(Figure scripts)
— START —

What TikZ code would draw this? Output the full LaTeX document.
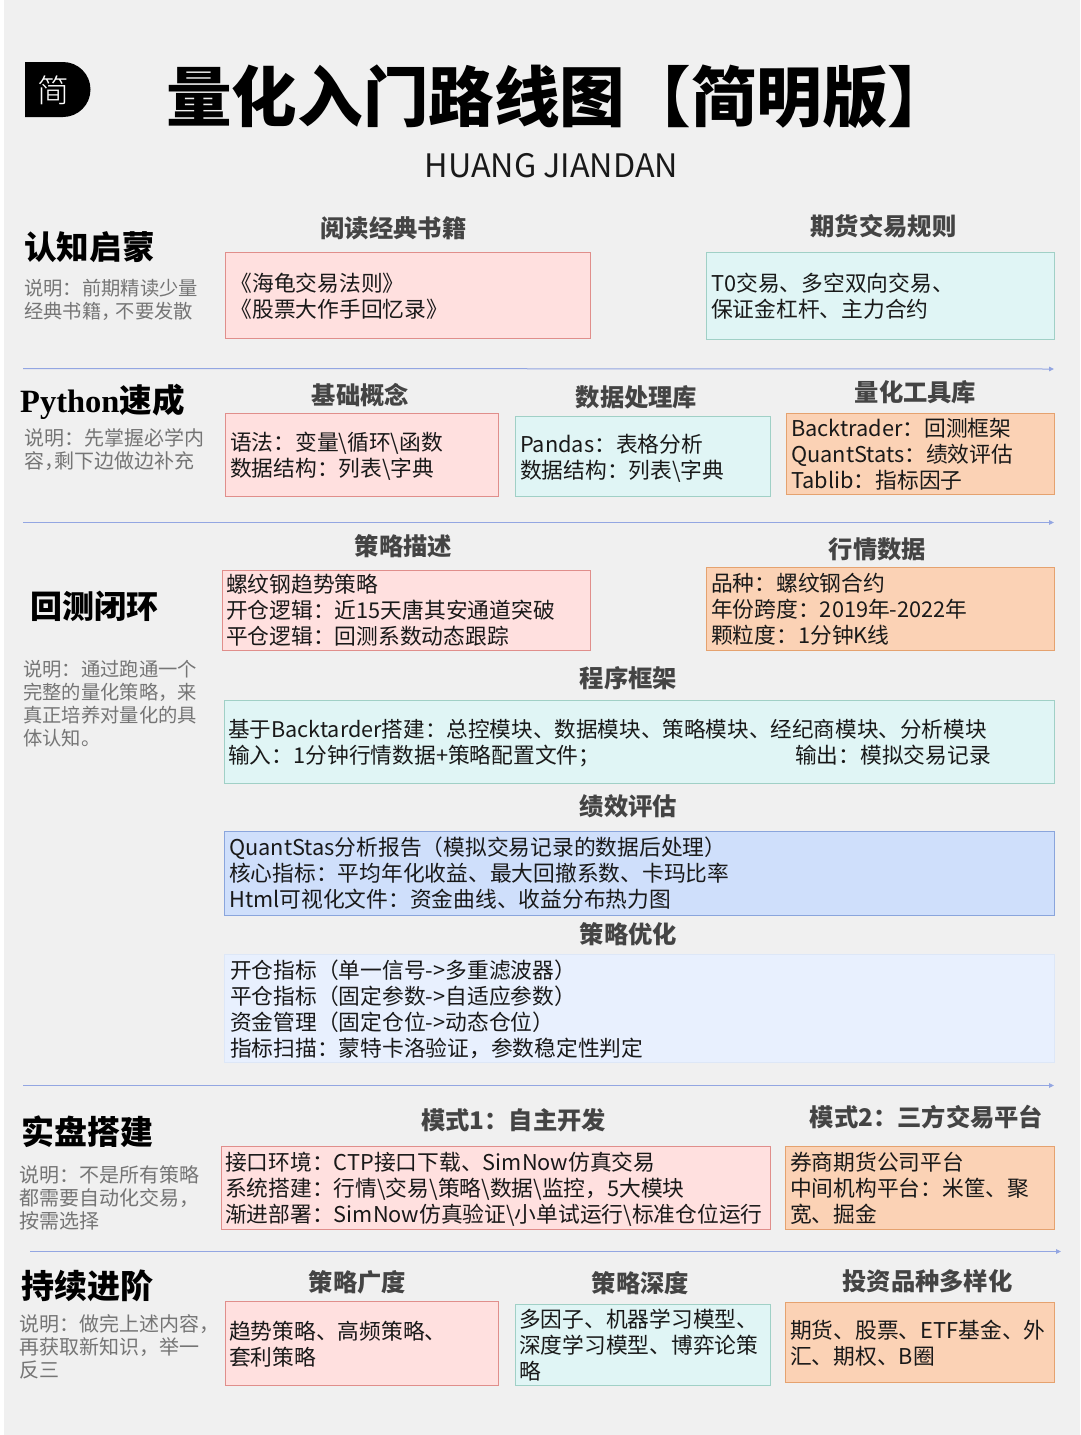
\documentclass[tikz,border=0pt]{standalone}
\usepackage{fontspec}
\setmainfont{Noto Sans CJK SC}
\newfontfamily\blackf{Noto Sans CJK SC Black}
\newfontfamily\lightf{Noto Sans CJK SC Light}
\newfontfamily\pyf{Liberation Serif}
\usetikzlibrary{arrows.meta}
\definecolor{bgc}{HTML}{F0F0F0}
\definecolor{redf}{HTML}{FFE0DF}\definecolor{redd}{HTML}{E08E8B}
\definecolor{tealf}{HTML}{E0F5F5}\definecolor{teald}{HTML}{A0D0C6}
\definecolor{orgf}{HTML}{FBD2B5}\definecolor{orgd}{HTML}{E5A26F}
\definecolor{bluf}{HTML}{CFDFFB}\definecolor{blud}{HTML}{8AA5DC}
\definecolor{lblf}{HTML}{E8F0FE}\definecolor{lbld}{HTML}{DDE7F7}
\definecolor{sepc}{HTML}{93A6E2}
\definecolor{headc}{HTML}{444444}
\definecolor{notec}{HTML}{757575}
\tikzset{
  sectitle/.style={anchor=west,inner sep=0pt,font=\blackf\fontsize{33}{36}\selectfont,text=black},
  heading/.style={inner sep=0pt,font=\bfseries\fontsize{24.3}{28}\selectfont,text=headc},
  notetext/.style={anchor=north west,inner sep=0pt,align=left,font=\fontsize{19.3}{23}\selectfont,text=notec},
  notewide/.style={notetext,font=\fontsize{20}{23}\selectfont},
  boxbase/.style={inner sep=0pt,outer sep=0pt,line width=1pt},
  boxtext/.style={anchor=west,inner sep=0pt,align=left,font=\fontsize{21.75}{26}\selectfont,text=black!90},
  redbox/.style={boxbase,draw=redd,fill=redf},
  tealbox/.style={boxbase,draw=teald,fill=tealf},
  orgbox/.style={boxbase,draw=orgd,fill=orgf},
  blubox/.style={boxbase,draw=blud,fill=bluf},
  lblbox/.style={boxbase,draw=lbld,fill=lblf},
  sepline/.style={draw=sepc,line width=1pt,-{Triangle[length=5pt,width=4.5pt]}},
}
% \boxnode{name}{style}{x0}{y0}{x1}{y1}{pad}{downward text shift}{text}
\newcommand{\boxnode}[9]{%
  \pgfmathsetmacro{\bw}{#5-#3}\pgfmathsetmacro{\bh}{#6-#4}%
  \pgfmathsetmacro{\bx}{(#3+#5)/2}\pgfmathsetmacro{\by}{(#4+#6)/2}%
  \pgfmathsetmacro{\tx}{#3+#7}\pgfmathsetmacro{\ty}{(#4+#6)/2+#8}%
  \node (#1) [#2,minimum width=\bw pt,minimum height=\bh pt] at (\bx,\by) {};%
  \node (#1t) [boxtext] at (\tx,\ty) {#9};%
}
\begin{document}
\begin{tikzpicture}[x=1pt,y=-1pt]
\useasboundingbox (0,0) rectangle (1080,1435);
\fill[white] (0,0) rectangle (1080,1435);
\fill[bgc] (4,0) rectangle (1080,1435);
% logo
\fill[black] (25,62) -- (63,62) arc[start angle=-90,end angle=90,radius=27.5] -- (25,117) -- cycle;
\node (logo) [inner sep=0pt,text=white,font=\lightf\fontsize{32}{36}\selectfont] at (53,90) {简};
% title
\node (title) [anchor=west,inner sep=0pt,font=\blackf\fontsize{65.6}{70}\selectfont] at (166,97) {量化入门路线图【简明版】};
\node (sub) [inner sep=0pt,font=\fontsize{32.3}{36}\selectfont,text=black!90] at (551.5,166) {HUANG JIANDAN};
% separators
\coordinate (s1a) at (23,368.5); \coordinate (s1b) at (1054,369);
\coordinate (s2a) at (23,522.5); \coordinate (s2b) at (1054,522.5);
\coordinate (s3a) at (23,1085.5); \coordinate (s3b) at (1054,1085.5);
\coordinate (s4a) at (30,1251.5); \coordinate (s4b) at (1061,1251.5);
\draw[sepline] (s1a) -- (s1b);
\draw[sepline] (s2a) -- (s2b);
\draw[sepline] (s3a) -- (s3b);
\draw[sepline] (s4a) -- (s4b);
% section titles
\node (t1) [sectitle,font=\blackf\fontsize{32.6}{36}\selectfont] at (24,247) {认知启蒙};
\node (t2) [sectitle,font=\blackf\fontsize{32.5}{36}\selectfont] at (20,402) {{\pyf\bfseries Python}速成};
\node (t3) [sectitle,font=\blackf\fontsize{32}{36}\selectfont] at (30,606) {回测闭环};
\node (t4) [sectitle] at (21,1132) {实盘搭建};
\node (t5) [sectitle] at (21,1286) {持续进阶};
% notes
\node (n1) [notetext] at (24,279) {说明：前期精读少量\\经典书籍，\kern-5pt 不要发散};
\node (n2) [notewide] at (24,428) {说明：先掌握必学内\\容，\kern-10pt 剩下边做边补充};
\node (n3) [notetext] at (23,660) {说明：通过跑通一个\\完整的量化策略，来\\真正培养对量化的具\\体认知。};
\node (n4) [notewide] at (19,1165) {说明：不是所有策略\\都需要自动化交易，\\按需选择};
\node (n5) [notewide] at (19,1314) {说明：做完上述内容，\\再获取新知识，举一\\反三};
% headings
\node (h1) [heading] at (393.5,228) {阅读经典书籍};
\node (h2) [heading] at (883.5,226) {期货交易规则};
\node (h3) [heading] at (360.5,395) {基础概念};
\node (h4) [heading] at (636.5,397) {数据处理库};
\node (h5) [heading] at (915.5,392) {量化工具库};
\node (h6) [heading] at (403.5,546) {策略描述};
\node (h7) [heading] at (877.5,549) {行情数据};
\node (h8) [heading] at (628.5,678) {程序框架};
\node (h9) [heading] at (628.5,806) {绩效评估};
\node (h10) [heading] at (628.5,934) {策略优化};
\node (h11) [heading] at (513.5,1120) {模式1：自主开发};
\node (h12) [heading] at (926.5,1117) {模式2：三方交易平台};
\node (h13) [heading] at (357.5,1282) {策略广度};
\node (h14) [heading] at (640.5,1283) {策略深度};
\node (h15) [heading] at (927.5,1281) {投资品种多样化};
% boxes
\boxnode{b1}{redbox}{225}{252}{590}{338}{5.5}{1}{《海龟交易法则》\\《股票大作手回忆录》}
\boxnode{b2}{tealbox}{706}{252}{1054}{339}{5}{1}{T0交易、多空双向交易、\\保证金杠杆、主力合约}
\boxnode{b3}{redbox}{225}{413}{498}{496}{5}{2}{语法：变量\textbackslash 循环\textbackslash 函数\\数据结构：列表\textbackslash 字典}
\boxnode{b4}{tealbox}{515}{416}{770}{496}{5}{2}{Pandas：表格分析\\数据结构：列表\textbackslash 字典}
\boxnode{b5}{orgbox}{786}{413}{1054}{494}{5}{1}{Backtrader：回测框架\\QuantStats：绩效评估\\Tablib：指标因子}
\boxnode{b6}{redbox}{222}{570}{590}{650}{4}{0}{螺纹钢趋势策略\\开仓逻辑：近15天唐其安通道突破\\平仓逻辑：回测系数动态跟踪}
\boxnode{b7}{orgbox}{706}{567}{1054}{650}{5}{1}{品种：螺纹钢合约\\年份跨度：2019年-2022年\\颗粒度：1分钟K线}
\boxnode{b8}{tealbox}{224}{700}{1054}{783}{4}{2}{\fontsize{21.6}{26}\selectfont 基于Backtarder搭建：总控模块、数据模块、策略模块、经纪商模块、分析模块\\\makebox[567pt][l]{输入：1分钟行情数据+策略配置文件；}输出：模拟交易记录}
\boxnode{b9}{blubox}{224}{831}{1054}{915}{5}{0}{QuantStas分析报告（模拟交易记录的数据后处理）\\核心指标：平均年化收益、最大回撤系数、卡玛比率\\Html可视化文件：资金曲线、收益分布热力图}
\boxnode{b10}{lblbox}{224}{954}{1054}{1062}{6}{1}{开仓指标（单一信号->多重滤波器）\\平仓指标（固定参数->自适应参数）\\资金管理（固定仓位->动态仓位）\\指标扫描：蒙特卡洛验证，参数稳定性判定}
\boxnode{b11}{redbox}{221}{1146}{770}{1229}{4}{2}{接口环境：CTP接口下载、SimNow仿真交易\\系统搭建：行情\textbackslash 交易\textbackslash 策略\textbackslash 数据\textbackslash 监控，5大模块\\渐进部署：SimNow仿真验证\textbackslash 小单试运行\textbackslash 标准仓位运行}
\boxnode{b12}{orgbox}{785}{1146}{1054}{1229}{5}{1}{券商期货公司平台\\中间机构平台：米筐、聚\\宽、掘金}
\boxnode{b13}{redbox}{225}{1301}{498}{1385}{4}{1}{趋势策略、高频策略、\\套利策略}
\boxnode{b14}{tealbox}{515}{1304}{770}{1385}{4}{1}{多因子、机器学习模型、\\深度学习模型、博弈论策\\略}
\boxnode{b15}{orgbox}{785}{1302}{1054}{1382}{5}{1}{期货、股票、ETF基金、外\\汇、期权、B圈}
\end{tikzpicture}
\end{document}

— END —
— START —

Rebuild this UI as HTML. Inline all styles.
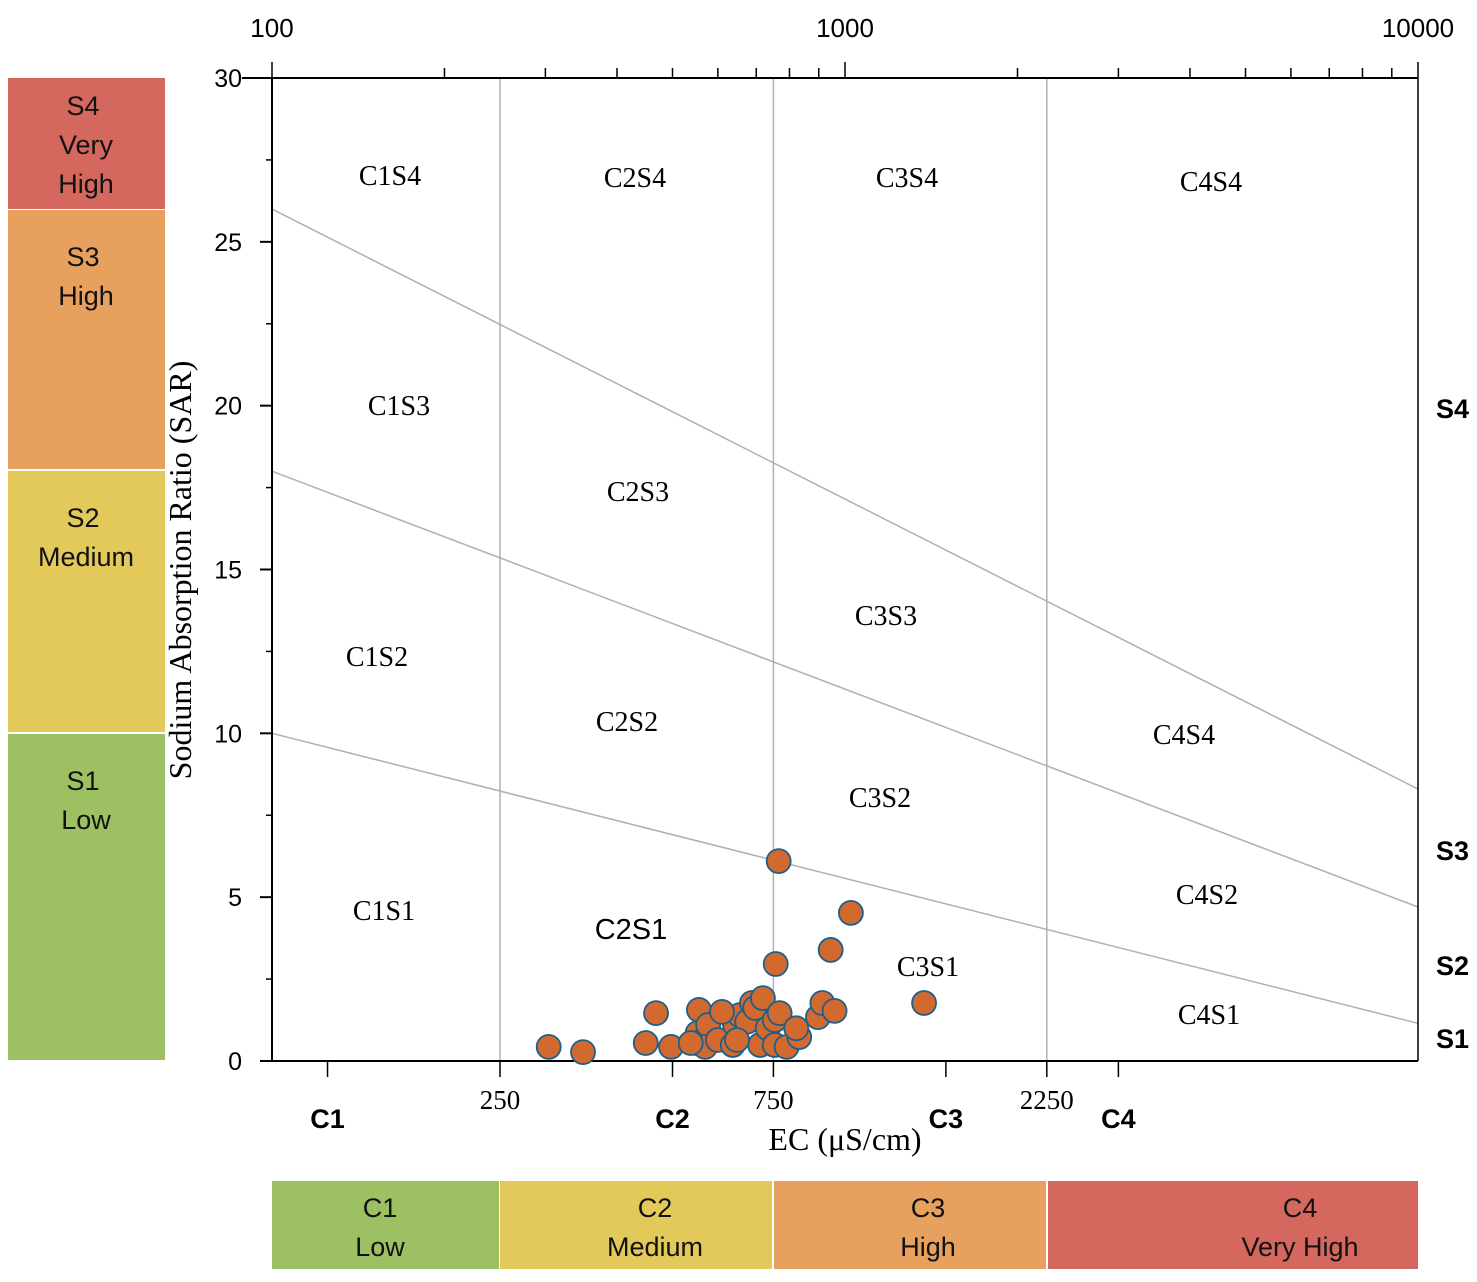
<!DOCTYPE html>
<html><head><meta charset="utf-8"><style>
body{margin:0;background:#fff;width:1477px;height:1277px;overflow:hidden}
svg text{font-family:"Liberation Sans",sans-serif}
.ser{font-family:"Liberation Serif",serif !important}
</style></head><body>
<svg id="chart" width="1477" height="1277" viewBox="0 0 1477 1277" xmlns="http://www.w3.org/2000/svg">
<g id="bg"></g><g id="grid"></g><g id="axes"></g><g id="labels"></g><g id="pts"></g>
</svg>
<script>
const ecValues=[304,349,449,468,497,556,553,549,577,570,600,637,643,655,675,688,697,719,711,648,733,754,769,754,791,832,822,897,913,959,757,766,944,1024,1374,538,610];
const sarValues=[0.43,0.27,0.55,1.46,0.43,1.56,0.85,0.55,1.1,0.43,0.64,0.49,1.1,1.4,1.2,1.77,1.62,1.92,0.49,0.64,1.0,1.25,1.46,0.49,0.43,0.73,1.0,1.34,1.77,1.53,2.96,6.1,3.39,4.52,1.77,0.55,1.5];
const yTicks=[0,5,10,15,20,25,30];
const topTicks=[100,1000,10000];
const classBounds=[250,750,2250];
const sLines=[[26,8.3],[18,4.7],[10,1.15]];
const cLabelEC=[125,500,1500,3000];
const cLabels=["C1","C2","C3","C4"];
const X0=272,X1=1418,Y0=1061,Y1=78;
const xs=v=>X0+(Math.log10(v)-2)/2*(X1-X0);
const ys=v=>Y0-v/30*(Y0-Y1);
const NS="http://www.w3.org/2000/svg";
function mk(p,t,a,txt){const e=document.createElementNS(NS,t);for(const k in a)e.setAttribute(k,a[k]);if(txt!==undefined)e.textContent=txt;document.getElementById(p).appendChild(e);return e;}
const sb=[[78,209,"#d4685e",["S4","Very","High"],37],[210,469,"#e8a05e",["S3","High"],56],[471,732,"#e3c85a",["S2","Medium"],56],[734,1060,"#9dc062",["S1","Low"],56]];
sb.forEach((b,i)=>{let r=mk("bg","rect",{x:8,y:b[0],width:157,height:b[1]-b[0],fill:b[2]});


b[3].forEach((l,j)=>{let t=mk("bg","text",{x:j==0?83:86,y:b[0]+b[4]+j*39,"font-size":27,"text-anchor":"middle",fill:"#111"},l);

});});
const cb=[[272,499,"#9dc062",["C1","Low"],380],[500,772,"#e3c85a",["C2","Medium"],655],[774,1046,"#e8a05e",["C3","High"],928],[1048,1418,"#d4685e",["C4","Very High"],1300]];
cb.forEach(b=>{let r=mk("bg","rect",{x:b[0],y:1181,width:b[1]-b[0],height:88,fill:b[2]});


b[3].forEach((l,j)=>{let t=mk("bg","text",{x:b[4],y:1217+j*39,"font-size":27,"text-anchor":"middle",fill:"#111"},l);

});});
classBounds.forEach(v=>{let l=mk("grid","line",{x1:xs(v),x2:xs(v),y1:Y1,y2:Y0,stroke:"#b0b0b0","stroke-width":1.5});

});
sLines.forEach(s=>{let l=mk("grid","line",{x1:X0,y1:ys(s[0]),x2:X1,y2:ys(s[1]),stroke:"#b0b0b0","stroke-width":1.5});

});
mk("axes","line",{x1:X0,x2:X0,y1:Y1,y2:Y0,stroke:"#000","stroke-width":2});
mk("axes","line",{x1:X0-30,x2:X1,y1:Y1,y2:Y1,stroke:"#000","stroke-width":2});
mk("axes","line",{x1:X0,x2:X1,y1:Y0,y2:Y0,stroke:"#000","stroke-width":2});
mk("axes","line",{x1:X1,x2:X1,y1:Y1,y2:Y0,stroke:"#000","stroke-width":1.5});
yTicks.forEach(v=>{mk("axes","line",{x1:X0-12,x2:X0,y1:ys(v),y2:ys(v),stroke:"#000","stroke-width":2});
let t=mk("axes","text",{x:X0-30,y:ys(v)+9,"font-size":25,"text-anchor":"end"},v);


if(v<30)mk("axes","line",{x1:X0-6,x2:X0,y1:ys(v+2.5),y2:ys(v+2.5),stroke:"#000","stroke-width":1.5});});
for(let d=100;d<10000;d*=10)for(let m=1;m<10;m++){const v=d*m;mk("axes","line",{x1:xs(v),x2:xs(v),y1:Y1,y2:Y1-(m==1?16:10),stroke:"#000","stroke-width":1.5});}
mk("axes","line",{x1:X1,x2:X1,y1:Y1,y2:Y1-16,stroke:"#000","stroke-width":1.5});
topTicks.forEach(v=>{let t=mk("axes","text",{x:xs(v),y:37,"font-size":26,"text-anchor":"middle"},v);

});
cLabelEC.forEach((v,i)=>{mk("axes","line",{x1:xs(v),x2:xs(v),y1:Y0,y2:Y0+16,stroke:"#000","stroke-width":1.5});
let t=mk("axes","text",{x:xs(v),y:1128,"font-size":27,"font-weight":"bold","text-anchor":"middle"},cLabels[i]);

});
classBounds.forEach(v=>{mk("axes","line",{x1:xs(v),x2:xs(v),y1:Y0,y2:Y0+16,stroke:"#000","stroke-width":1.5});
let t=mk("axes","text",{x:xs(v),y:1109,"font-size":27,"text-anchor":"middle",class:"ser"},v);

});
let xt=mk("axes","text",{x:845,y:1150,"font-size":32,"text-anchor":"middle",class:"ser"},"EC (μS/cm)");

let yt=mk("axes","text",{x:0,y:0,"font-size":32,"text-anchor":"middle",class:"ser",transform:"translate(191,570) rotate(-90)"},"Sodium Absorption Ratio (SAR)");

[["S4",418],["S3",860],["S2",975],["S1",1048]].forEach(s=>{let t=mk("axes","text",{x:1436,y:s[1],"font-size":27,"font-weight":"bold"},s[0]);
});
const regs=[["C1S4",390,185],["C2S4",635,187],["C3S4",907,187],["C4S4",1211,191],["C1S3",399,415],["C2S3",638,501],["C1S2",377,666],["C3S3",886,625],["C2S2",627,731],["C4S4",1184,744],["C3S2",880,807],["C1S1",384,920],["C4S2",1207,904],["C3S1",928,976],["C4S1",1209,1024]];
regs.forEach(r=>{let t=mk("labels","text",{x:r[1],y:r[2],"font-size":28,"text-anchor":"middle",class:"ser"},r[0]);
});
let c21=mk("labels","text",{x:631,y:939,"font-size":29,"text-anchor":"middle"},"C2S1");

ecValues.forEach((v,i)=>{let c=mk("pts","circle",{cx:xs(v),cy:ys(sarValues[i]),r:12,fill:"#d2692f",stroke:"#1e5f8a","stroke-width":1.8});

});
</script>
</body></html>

— END —

◆ Given task ◆
From the listing above, pick out each line where the word "draw" appears.

◆ Written answer ◆
What TikZ code would draw this? Output the full LaTeX document.
  redbox/.style={boxbase,draw=redd,fill=redf},
  tealbox/.style={boxbase,draw=teald,fill=tealf},
  orgbox/.style={boxbase,draw=orgd,fill=orgf},
  blubox/.style={boxbase,draw=blud,fill=bluf},
  lblbox/.style={boxbase,draw=lbld,fill=lblf},
  sepline/.style={draw=sepc,line width=1pt,-{Triangle[length=5pt,width=4.5pt]}},
\draw[sepline] (s1a) -- (s1b);
\draw[sepline] (s2a) -- (s2b);
\draw[sepline] (s3a) -- (s3b);
\draw[sepline] (s4a) -- (s4b);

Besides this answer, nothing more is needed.